In fact, each GCS score can be the sum of a varied combination of subscores, and each combination of subscores might have significantly different mortality rates. Therefore, we can assume that for each total GCS with certain motor subscores, changes in the eye and verbal subscores would then result in different mortality rates. If verbal and eye subscores are not measured, then the influence of eye and verbal response on outcome within the group of patients with the same motor subscore is ignored. It is considered that the added value of the eye and verbal subscores is mainly in trauma patients with more moderate degrees of injuries. It may be that measurement of motor subscore alone, despite being more simple and perhaps more reliable, does not outweigh its disadvantages. Had the motor subscore significantly outperformed the total GCS in outcome prediction, omission of eye and verbal subscores might have then been suggested in clinical practice.
The similar prognostic value of total GCS to motor and verbal subscores or any combinations of them, however, are reassuring when missing information is a problem. In such situations, the analysis may be safely performed on only one subscore or a combination of two subscores when the proportion of missing total GCS scores is higher. This may also apply in the clinical situation.

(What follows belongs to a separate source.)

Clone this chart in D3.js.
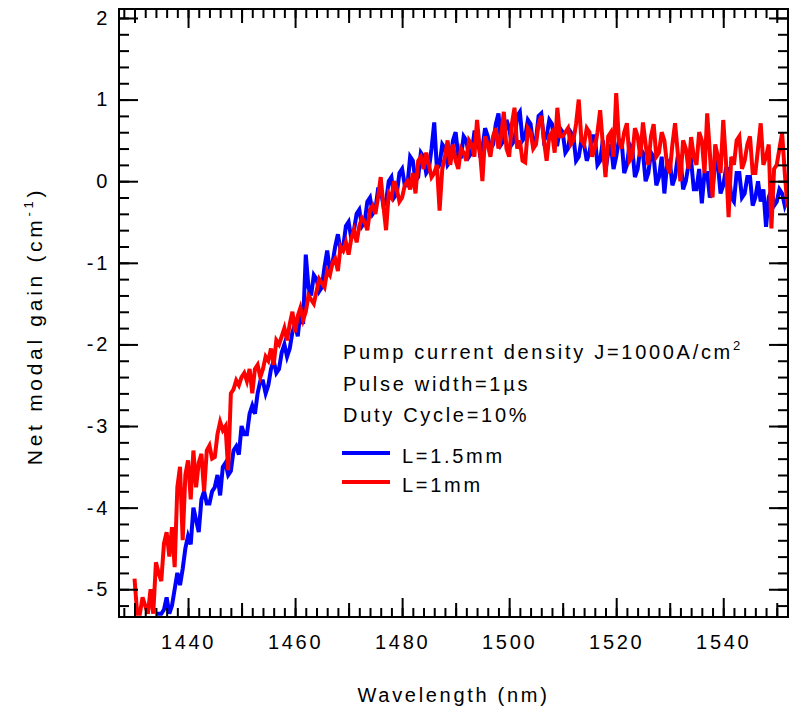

It is important that the results of our study be validated in a different set of TBI cases from a different setting (country) and for a different type and time point of outcome. The quality of trauma care is one factor that affects the outcome and as such has a confounding role. Regarding the outcome, discharge survival is not the only end target of TBI care, because functionality as close to that before the injury is also important. For example, Glasgow Outcome Scale (GOS) is a well-known tool for the level of functionality assessment after TBI that has been used in many prognostic studies. 18 –20 Unfortunately, only 5% of recorded TBI patients in TARN during our study period had GOS available. Because of this missing information on the vast majority of cases, the analysis was only performed for survival prediction. It is important that the prognostic value of GCS (total, subscores, or combinations of subscores) be validated for GOS as well. To the best knowledge of the authors, this validation of GCS subscores and their various combinations is still lacking in the literature.
Conclusion
In a large population of TBI patients whose injuries were managed within England and Wales over the last 20 years, the total GCS, motor or verbal subscores, or any combinations of the subscores may have similar predictive strength. With regard to admission and scene GCS scores, admission scores significantly outperform scene scores for outcome prediction.
Footnotes
Acknowledgment
We would like to thank TARN members of staff and participating hospitals for the collection and submission of the data. This work was in part funded by the Trauma Audit and Research Network (TARN) and Overseas Research Students (ORS) Award Scheme, University of Manchester.
Author Disclosure Statement
No competing financial interests exist.